As children continue to enter contact sports, concussions will undoubtedly go up — but so does the chance of CTE.

C/O Molly Ferguson Art

Traumatic brain injuries are everywhere, from the workplace to sports. It is estimated that there are nearly 500 TBIs per 100,000 individuals annually in Canada; to narrow that down, one person in Canada would suffer a TBI every three minutes.

A TBI occurs due to shaking of the brain caused by blows to the head. It is the most apparent cause of death among young adults. TBI can range from being either mild, moderate or severe, depending on the results retrieved from neurological assessments. A concussion is often referred to in clinical settings as mild TBI.

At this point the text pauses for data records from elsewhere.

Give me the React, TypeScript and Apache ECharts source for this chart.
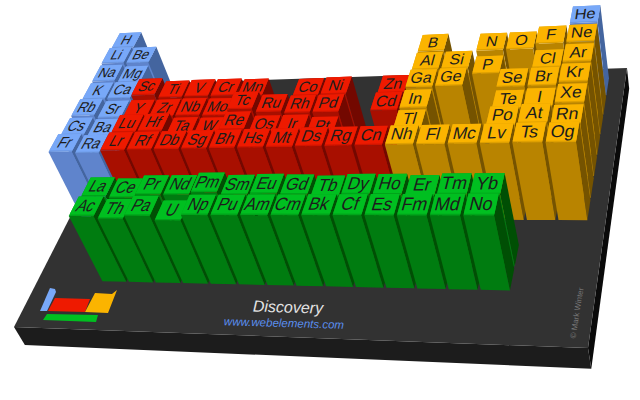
import React, { useEffect, useRef } from "react";
import * as echarts from "echarts";

// Periodic table rows (18 groups), then the two f-block rows placed from group 3.
const symbolRows: string[][] = [
  ["H","","","","","","","","","","","","","","","","","He"],
  ["Li","Be","","","","","","","","","","","B","C","N","O","F","Ne"],
  ["Na","Mg","","","","","","","","","","","Al","Si","P","S","Cl","Ar"],
  ["K","Ca","Sc","Ti","V","Cr","Mn","Fe","Co","Ni","Cu","Zn","Ga","Ge","As","Se","Br","Kr"],
  ["Rb","Sr","Y","Zr","Nb","Mo","Tc","Ru","Rh","Pd","Ag","Cd","In","Sn","Sb","Te","I","Xe"],
  ["Cs","Ba","Lu","Hf","Ta","W","Re","Os","Ir","Pt","Au","Hg","Tl","Pb","Bi","Po","At","Rn"],
  ["Fr","Ra","Lr","Rf","Db","Sg","Bh","Hs","Mt","Ds","Rg","Cn","Nh","Fl","Mc","Lv","Ts","Og"],
  [],
  ["","","La","Ce","Pr","Nd","Pm","Sm","Eu","Gd","Tb","Dy","Ho","Er","Tm","Yb"],
  ["","","Ac","Th","Pa","U","Np","Pu","Am","Cm","Bk","Cf","Es","Fm","Md","No"],
];
// Discovery year of each element; 0 = known since antiquity, no column stands there.
const yearRows: number[][] = [
  [1766,0,0,0,0,0,0,0,0,0,0,0,0,0,0,0,0,1895],
  [1817,1797,0,0,0,0,0,0,0,0,0,0,1808,0,1772,1774,1886,1898],
  [1807,1755,0,0,0,0,0,0,0,0,0,0,1825,1824,1669,0,1774,1894],
  [1807,1808,1879,1791,1801,1797,1774,0,1735,1751,0,1746,1875,1886,0,1817,1826,1898],
  [1861,1790,1794,1789,1801,1781,1937,1844,1803,1803,0,1817,1863,0,0,1782,1811,1898],
  [1860,1808,1907,1923,1802,1783,1925,1803,1803,1735,0,0,1861,0,0,1898,1940,1900],
  [1939,1898,1961,1969,1970,1974,1981,1984,1982,1994,1994,1996,2004,1999,2004,2000,2010,2002],
  [],
  [0,0,1839,1803,1885,1885,1945,1879,1901,1880,1843,1886,1878,1842,1879,1878],
  [0,0,1899,1829,1913,1789,1940,1940,1944,1944,1949,1950,1952,1952,1955,1958],
];
const titleText = "Discovery";
const urlText = "www.webelements.com";
const creditText = "© Mark Winter";

type Shade = [string, string, string, string];
const sColors: Shade = ["#78a8f8", "#5f84cc", "#44659f", "#6c97e0"];
const dColors: Shade = ["#ee1a00", "#a80f00", "#730800", "#d01500"];
const pColors: Shade = ["#fbb400", "#b98400", "#755300", "#dfa000"];
const fColors: Shade = ["#00bf20", "#007c10", "#004f04", "#00a41a"];

// Camera: plate quad homography with a vanishing point for the vertical edges.
const H = { a: 413.5, b: -126.19, c: 138, d: -24.19, e: 191.9, f: 84, g: -0.1204, h: -0.15627 };
const VP = [790, 1613];
const YEAR_K = 2.1e-5;
const S0 = 0.0234, DS = 0.05274, T0 = 0.038, DT = 0.0797;
const W = 640, HT = 400, COLS = 18, ROWS = 10, PAD = 0.05, LIP = 0.07;

function projectST(s: number, t: number, lam: number): [number, number] {
  const w = H.g * s + H.h * t + 1 + lam;
  return [(H.a * s + H.b * t + H.c + lam * VP[0]) / w, (H.d * s + H.e * t + H.f + lam * VP[1]) / w];
}

type Cell = { col: number; row: number; year: number; sym: string; colors: Shade };
const cells: Cell[] = [];
symbolRows.forEach((r, row) =>
  r.forEach((sym, col) => {
    const year = yearRows[row][col];
    if (!sym || !year) return;
    const colors = row >= 8 ? fColors : sym === "He" || col < 2 ? sColors : col < 12 ? dColors : pColors;
    cells.push({ col, row, year, sym, colors });
  })
);

const renderTile = (params: any, api: any) => {
  const cell = cells[params.dataIndex];
  const lam = -api.value(2) * YEAR_K;
  // logical floor position comes from the hidden axes
  const P = (u: number, v: number, l: number) => {
    const c = api.coord([u, v]);
    return projectST(S0 + DS * (c[0] / W) * COLS, T0 + DT * (c[1] / HT) * ROWS, l);
  };
  const u0 = api.value(0) + PAD, u1 = api.value(0) + 1 - PAD;
  const v0 = api.value(1) + PAD, v1 = api.value(1) + 1 - PAD;
  const [top, front, side, lip] = cell.colors;
  const um = (u0 + u1) / 2, vm = (v0 + v1) / 2;
  const ctr = P(um, vm - LIP / 2, lam);
  const du = [P(u1, vm, lam)[0] - P(u0, vm, lam)[0], P(u1, vm, lam)[1] - P(u0, vm, lam)[1]];
  const dv = [P(um, v1, lam)[0] - P(um, v0, lam)[0], P(um, v1, lam)[1] - P(um, v0, lam)[1]];
  const a = du[0] / 20, b = du[1] / 20, c = dv[0] / 14, d = dv[1] / 14;
  return {
    type: "group",
    children: [
      { type: "polygon", shape: { points: [P(u1, v0, lam), P(u1, v1, lam), P(u1, v1, 0), P(u1, v0, 0)] }, style: { fill: side } },
      { type: "polygon", shape: { points: [P(u0, v1, lam), P(u1, v1, lam), P(u1, v1, 0), P(u0, v1, 0)] }, style: { fill: front } },
      { type: "polygon", shape: { points: [P(u0, v0, lam), P(u1, v0, lam), P(u1, v1, lam), P(u0, v1, lam)] }, style: { fill: lip } },
      { type: "polygon", shape: { points: [P(u0, v0, lam), P(u1, v0, lam), P(u1, v1 - LIP, lam), P(u0, v1 - LIP, lam)] }, style: { fill: top } },
      {
        type: "text",
        x: ctr[0],
        y: ctr[1],
        scaleX: a,
        scaleY: d,
        skewX: Math.atan(c / a),
        skewY: -Math.atan(b / d),
        style: {
          text: cell.sym,
          font: '12px "Liberation Sans"',
          fill: "#1c1c1c",
          align: "center",
          verticalAlign: "middle",
          textAlign: "center",
          textVerticalAlign: "middle",
        },
      },
    ],
  };
};

export default function App() {
  const ref = useRef<HTMLDivElement>(null);
  useEffect(() => {
    document.body.style.margin = "0";
    const chart = echarts.init(ref.current!, undefined, { renderer: "svg", width: W, height: HT });
    const T = 0.012;
    const q = (s: number, t: number, l = 0) => projectST(s, t, l);
    chart.setOption({
      animation: false,
      backgroundColor: "#ffffff",
      grid: { left: 0, top: 0, width: W, height: HT },
      xAxis: { type: "value", min: 0, max: COLS, show: false },
      yAxis: { type: "value", min: 0, max: ROWS, inverse: true, show: false },
      graphic: [
        { type: "polygon", shape: { points: [q(1, 0), q(1, 1), q(1, 1, T), q(1, 0, T)] }, style: { fill: "#0a0a0a" }, silent: true },
        { type: "polygon", shape: { points: [q(0, 1), q(1, 1), q(1, 1, T), q(0, 1, T)] }, style: { fill: "#1c1c1c" }, silent: true },
        { type: "polygon", shape: { points: [q(0, 0), q(1, 0), q(1, 1), q(0, 1)] }, style: { fill: "#323232" }, silent: true },
        { type: "polygon", shape: { points: [[40, 311], [50, 288], [55, 289], [56, 292], [47, 311]] }, style: { fill: "#78a8f8" }, silent: true },
        { type: "polygon", shape: { points: [[48, 311], [55, 298], [90, 299], [85, 312]] }, style: { fill: "#ee1a00" }, silent: true },
        { type: "polygon", shape: { points: [[85, 312], [95, 293], [112, 294], [117, 290], [108, 313]] }, style: { fill: "#fbb400" }, silent: true },
        { type: "polygon", shape: { points: [[43, 320], [47, 314], [98, 315], [96, 322]] }, style: { fill: "#00bf20" }, silent: true },
        { type: "text", x: 288, y: 307, rotation: -0.03, style: { text: titleText, font: 'italic 16px "Liberation Sans"', fill: "#e4e4e4", align: "center", verticalAlign: "middle", textAlign: "center", textVerticalAlign: "middle" }, silent: true },
        { type: "text", x: 284, y: 323, rotation: -0.03, style: { text: urlText, font: 'italic 11.5px "Liberation Sans"', fill: "#5a8ff0", align: "center", verticalAlign: "middle", textAlign: "center", textVerticalAlign: "middle" }, silent: true },
        { type: "text", x: 577, y: 313, rotation: 1.41, style: { text: creditText, font: '8px "Liberation Sans"', fill: "#777777", align: "center", verticalAlign: "middle", textAlign: "center", textVerticalAlign: "middle" }, silent: true },
      ],
      series: [
        {
          type: "custom",
          silent: true,
          clip: false,
          renderItem: renderTile,
          data: cells.map((c) => [c.col, c.row, c.year]),
        },
      ],
    });
    return () => chart.dispose();
  }, []);
  return <div ref={ref} style={{ position: "absolute", left: 0, top: 0, width: W, height: HT }} />;
}
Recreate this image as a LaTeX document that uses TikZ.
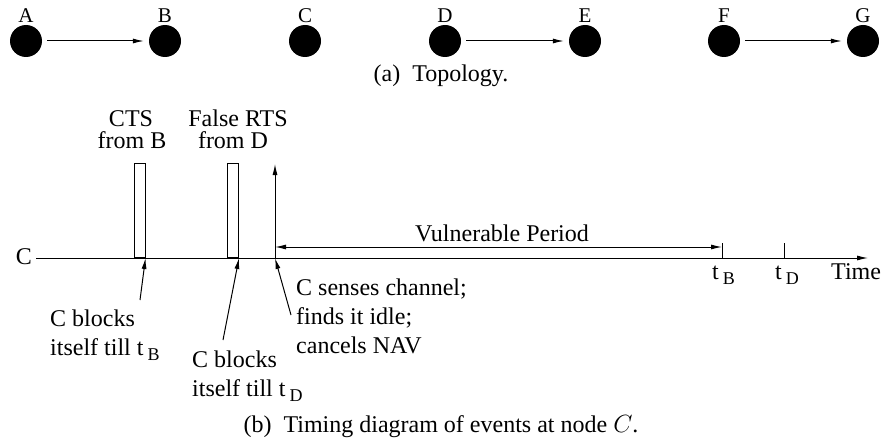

Concussions can typically resolve spontaneously after 7-10 days with close monitoring of symptoms but can lead to immediate impairment of neurologic function with subsequent head injuries. Common symptoms present in the diagnosis of a concussion include headaches, dizziness, nausea, lack of concentration, memory impairment and tiredness.

It is estimated that 200,000 concussions occur per year in Canada alone, and of that, children under the age of five were the most prevalent demographic to experience a concussion.

Now, when looking at sports-related concussions, football is the most common sport in which concussions are diagnosed, where a study showed it accounted for more than half of all 2561 concussions reported.

In the NFL, the position played is an important factor for predictions on concussions and brain injuries, where offensive and defensive linemen are more prone to concussions than any other position. However, these concussions may be caused by low impact hits due to the short distance between the hitting and receiving players, whereas a quarterback would receive stronger hits at a lower frequency.

C/O Mark Ramelb

Though as players become sidelined for injuries, the media has a tendency to blow up injury stories and depending on fan support, the player may be ridiculed for not playing, as opposed to receiving empathy. Thus, many players who may indeed have a concussion go undiagnosed to ensure they are not portrayed as “weak” in their own perspective, in addition to the media’s and fans’ perspectives.

Now as players become injured with concussions repeatedly, long-term neurodegenerative effects may result and more specifically, chronic traumatic encephalopathy. Impulsivity, aggression, and suicidal behaviour encompass the clinical presentation for CTE, alongside the loss of memory and muscle spasms. However, a key limitation with the diagnosis of CTE is the requirement for it to be post-mortem.

CTE has gained recent attention from a study in 2017, where the CTE centre in Boston University concluded that CTE was diagnosed in 110 of 111 former deceased NFL players. More specifically, there was global attention on the specific case of Aaron Hernandez.

C/O Boston University Center for the Study of Traumatic Encephalopathy

Hernandez was on route to becoming one of the greatest tight ends at the time. However, his life turned upside down when he was convicted guilty in 2015 and sentenced to life imprisonment without parole for the first-degree murder of Odin Lloyd in 2013.

Just two years after his conviction, Hernandez committed suicide in April 2017. But after further studies by the Boston University CTE centre, it was found that Aaron Hernandez suffered the most extreme case of CTE ever found in anyone of his age.

C/O Jeffrey Beall

Ann McKee, director of the BU CTE centre, was shocked to find Aaron being diagnosed with Stage III CTE at only 27 years old, exclaiming that his problem-solving, judgement and impulse control behaviours may have been compromised.

“This would be the first case we’ve ever seen of that kind of damage in such a young individual,” said McKee at the time.

“This would be the first case we’ve ever seen of that kind of damage in such a young individual.”

Ann McKee

When looking at concussion rehabilitation programs, it is never that simple, especially for children and youth; but at McMaster University, the CanChild research centre has a specific attention to youth and children with disabilities, and in this case, concussion education and rehabilitation.

More specifically, the centre developed evidence-based protocols for Return to Activity and Return to School for children and youth, led by Professor Carol DeMatteo. It was found that roughly 50 per cent of children and youth adhered to the protocols, and it is primarily dependent on education and awareness of concussion protocols.

To help with adherence, DeMatteo and her team developed the Back2Play app, where concussion symptoms are regularly monitored with an apple watch and real-time activity data is recorded. With that being said, return to school has happened quicker than return to activity.

As children consistently enter themselves into contact sports leagues, it will be no surprise that the prevalence of concussions will rise. However, with greater emphasis on the education of brain injuries, further concussions can be avoided and prevent the unfortunate cases of CTE.